Material provided ::
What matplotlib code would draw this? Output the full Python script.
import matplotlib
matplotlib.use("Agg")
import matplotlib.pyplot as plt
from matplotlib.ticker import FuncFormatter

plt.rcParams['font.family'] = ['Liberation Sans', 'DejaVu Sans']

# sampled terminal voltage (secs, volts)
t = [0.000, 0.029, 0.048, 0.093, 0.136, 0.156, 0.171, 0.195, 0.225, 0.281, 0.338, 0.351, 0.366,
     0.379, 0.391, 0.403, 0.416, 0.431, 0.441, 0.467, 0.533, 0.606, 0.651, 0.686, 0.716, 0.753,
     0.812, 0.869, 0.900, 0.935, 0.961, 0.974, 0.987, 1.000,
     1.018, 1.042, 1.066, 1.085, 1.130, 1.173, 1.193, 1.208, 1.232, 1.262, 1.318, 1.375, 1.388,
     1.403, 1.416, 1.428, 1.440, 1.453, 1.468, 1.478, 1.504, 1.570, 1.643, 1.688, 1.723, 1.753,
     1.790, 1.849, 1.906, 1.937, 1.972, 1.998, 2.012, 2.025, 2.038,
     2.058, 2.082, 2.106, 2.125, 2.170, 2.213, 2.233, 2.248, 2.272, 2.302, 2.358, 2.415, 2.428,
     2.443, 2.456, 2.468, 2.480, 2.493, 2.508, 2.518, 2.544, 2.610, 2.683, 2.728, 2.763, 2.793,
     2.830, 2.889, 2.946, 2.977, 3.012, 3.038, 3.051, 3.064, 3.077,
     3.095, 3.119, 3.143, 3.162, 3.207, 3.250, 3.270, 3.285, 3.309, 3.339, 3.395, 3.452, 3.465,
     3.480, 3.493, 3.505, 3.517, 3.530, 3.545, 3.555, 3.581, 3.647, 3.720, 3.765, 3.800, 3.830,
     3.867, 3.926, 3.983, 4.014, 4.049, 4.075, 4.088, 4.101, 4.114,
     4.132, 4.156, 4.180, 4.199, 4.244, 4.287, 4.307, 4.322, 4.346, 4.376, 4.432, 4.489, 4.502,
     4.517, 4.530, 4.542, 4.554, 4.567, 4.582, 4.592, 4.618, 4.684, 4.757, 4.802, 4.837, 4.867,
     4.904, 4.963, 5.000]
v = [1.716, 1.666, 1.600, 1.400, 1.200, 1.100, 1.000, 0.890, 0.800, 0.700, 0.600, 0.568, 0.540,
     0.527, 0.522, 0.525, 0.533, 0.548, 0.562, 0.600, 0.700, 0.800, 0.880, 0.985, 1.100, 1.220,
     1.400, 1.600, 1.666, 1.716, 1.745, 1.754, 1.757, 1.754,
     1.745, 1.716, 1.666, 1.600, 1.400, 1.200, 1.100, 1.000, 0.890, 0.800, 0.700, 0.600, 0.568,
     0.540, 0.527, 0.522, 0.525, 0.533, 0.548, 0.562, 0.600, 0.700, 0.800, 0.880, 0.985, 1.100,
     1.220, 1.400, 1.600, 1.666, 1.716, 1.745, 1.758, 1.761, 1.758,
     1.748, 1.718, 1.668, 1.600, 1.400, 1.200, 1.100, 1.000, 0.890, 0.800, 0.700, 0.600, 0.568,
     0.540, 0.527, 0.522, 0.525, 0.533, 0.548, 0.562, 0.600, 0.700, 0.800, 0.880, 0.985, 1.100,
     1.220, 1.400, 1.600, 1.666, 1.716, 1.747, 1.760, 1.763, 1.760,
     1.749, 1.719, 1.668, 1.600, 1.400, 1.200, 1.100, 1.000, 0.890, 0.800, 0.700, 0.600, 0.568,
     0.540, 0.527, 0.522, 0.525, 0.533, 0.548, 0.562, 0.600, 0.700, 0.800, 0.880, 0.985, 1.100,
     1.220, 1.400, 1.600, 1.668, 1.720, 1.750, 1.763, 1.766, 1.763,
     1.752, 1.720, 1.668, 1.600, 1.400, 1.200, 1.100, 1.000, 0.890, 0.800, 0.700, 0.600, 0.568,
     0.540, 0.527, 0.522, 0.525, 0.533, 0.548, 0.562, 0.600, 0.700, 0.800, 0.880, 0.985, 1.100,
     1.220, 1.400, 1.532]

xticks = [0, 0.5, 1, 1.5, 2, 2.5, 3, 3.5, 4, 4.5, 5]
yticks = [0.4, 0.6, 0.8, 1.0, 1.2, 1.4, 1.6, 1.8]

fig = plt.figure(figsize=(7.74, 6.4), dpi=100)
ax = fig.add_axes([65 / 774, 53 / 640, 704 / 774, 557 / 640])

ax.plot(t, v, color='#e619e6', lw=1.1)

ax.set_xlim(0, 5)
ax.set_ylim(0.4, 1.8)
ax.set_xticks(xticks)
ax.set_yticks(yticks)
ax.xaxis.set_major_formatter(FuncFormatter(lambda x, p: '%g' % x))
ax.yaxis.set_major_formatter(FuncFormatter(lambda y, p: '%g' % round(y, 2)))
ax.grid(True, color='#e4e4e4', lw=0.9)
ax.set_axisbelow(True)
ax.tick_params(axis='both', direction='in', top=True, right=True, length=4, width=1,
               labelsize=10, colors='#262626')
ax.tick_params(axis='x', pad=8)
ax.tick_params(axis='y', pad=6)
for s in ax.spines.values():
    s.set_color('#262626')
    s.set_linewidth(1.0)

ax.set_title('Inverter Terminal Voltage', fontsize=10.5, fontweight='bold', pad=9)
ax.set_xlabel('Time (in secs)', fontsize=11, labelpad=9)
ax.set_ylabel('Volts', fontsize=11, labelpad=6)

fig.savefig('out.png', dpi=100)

Given problem :: Produce the lines from the top of the listing through the "plt.rcParams['font.family'] = ['Liberation" line exactly as they appear, with no additional output.

Result of the task ::
What matplotlib code would draw this? Output the full Python script.
import matplotlib
matplotlib.use("Agg")
import matplotlib.pyplot as plt
from matplotlib.ticker import FuncFormatter

plt.rcParams['font.family'] = ['Liberation Sans', 'DejaVu Sans']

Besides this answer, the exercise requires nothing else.